Top mining ETFs and mining stocks
The S&P Global Metals and Mining ETF (XME) fell about 4.5% this week
The Van Eck Gold Miners ETF (GDX) fell 0.4% to $23.7, with a weekly drop of about 2.3%.
The Van Eck Junior Gold Miners ETF (GDXJ) dipped 1.1% to $28.8, with a weekly fall of about 3.4%.
The S&P Global Metals and Mining ETF (XME) dropped 1.7% to $43.9, with a weekly decline of about 4.5%.
Glencore (GLEN) dropped 3.9% to GBP 4.7, with a weekly drop of about 6.6%.
Rio Tinto (RIOgb) inched up 1.7% to AUD 93.0, with a weekly fall of about 1%.

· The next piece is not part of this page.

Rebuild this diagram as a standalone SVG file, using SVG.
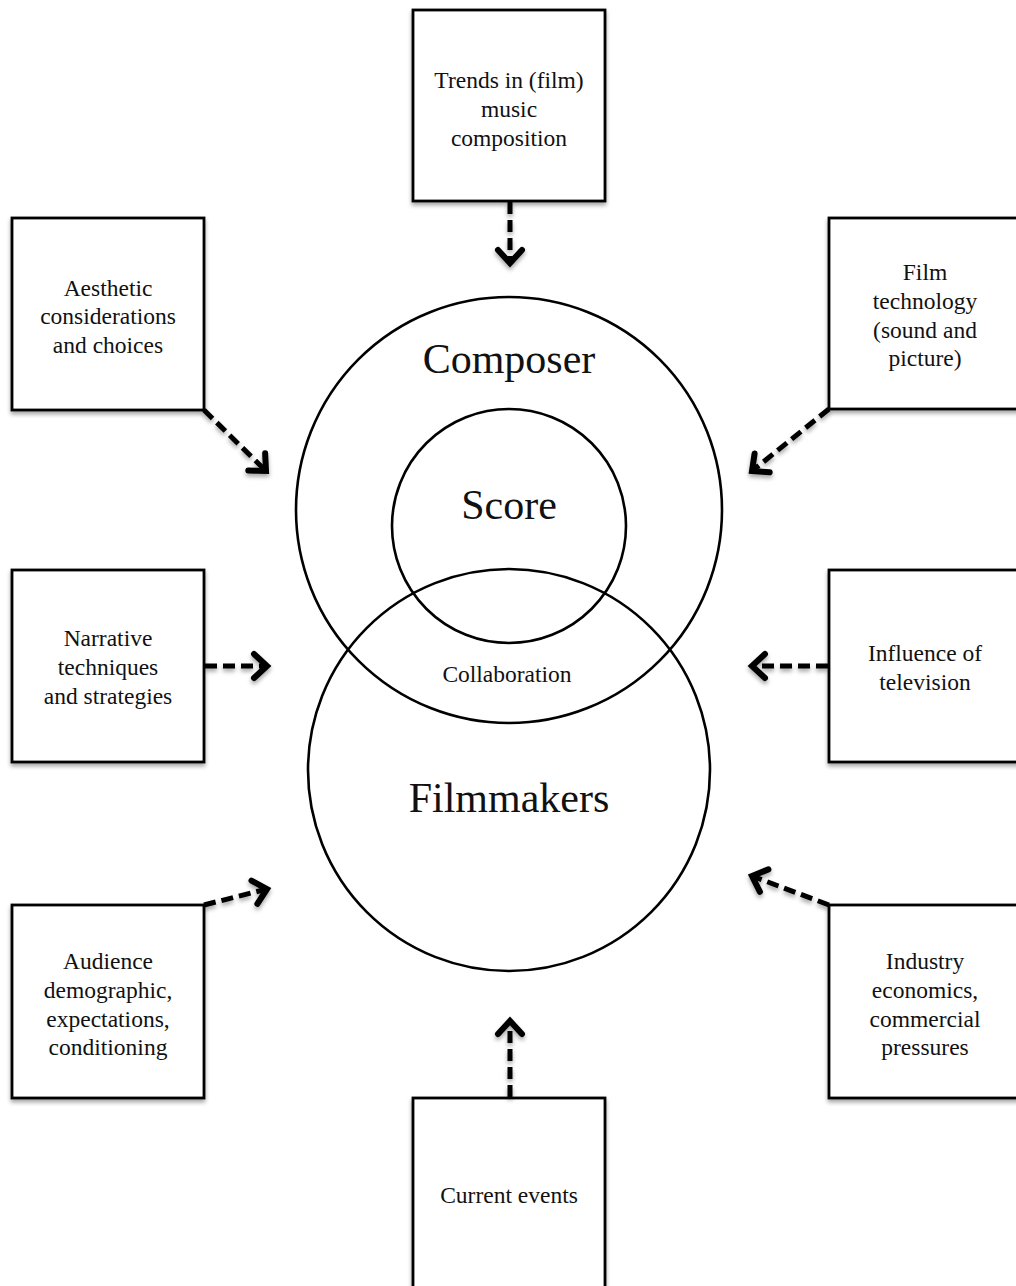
<svg xmlns="http://www.w3.org/2000/svg" width="1016" height="1286" viewBox="0 0 1016 1286">
<style>
.box{fill:#fff;stroke:#000;stroke-width:2.8;filter:url(#sh)}
.t{font-family:"Liberation Serif","Times New Roman",serif;font-size:23.5px;fill:#111;text-anchor:middle}
.big{font-family:"Liberation Serif","Times New Roman",serif;font-size:42px;fill:#111;text-anchor:middle}
.circ{fill:none;stroke:#000;stroke-width:2.6}
.arr{fill:none;stroke:#000;stroke-width:5;stroke-dasharray:12 6;marker-end:url(#ah);filter:url(#sh)}
</style>
<defs>
<filter id="sh" filterUnits="userSpaceOnUse" x="0" y="0" width="1016" height="1286">
<feDropShadow dx="0" dy="3" stdDeviation="2" flood-color="#000" flood-opacity="0.35"/>
</filter>
<marker id="ah" markerUnits="userSpaceOnUse" viewBox="-16 -16 32 32" markerWidth="32" markerHeight="32" refX="0" refY="0" orient="auto" overflow="visible">
<path d="M-13,-12 L0,0 L-13,12" fill="none" stroke="#000" stroke-width="6" stroke-linecap="round" stroke-linejoin="miter"/>
</marker>
</defs>
<rect width="1016" height="1286" fill="#fff"/>

<g id="composer">
<circle class="circ" cx="509" cy="510" r="213"/>
<text class="big" x="509" y="373">Composer</text>
</g>
<g id="score">
<circle class="circ" cx="509" cy="526" r="117"/>
<text class="big" x="509" y="519">Score</text>
</g>
<g id="filmmakers">
<circle class="circ" cx="509" cy="770" r="201"/>
<text class="big" x="509" y="812">Filmmakers</text>
</g>
<g id="collaboration">
<text class="t" x="507" y="682">Collaboration</text>
</g>

<g id="trends">
<rect class="box" x="413" y="10" width="192" height="191"/>
<text class="t" x="509" y="88">Trends in (film)</text>
<text class="t" x="509" y="117">music</text>
<text class="t" x="509" y="146">composition</text>
</g>
<g id="aesthetic">
<rect class="box" x="12" y="218" width="192" height="192"/>
<text class="t" x="108" y="296">Aesthetic</text>
<text class="t" x="108" y="324">considerations</text>
<text class="t" x="108" y="353">and choices</text>
</g>
<g id="filmtech">
<rect class="box" x="829" y="218" width="192" height="191"/>
<text class="t" x="925" y="280">Film</text>
<text class="t" x="925" y="309">technology</text>
<text class="t" x="925" y="338">(sound and</text>
<text class="t" x="925" y="366">picture)</text>
</g>
<g id="narrative">
<rect class="box" x="12" y="570" width="192" height="192"/>
<text class="t" x="108" y="646">Narrative</text>
<text class="t" x="108" y="675">techniques</text>
<text class="t" x="108" y="704">and strategies</text>
</g>
<g id="television">
<rect class="box" x="829" y="570" width="192" height="192"/>
<text class="t" x="925" y="661">Influence of</text>
<text class="t" x="925" y="690">television</text>
</g>
<g id="audience">
<rect class="box" x="12" y="905" width="192" height="193"/>
<text class="t" x="108" y="969">Audience</text>
<text class="t" x="108" y="998">demographic,</text>
<text class="t" x="108" y="1027">expectations,</text>
<text class="t" x="108" y="1055">conditioning</text>
</g>
<g id="industry">
<rect class="box" x="829" y="905" width="192" height="193"/>
<text class="t" x="925" y="969">Industry</text>
<text class="t" x="925" y="998">economics,</text>
<text class="t" x="925" y="1027">commercial</text>
<text class="t" x="925" y="1055">pressures</text>
</g>
<g id="current">
<rect class="box" x="413" y="1098" width="192" height="200"/>
<text class="t" x="509" y="1203">Current events</text>
</g>

<g id="connectors">
<line class="arr" x1="510" y1="202" x2="510" y2="263"/>
<line class="arr" x1="204" y1="410" x2="266" y2="471"/>
<line class="arr" x1="829" y1="409" x2="752" y2="471"/>
<line class="arr" x1="205" y1="666" x2="267" y2="666"/>
<line class="arr" x1="828" y1="666" x2="752" y2="666"/>
<line class="arr" x1="204" y1="905" x2="267" y2="889"/>
<line class="arr" x1="829" y1="905" x2="752" y2="876"/>
<line class="arr" x1="510" y1="1097" x2="510" y2="1021"/>
</g>
</svg>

Anglo American (AALI) dropped 4.6% to GBP 27.0, with a weekly loss of about 5.2%.
Antofagasta (ANTO) inched lower 4.6% to GBP 10.5, with a weekly decline of about 8.4%.
Today’s market moving events
The S&P Global Composite PMI for UK was released today, coming in higher at 48.5 for September, up from 47.3 in the previous month.
The S&P Global Composite PMI for September for the Euro Area was also released, inching down from 48.9 in the previous month to about 48.2 this month.
Investors were looking forward to the S&P Global Composite PMI for the US, for this month, due to be released later in the day.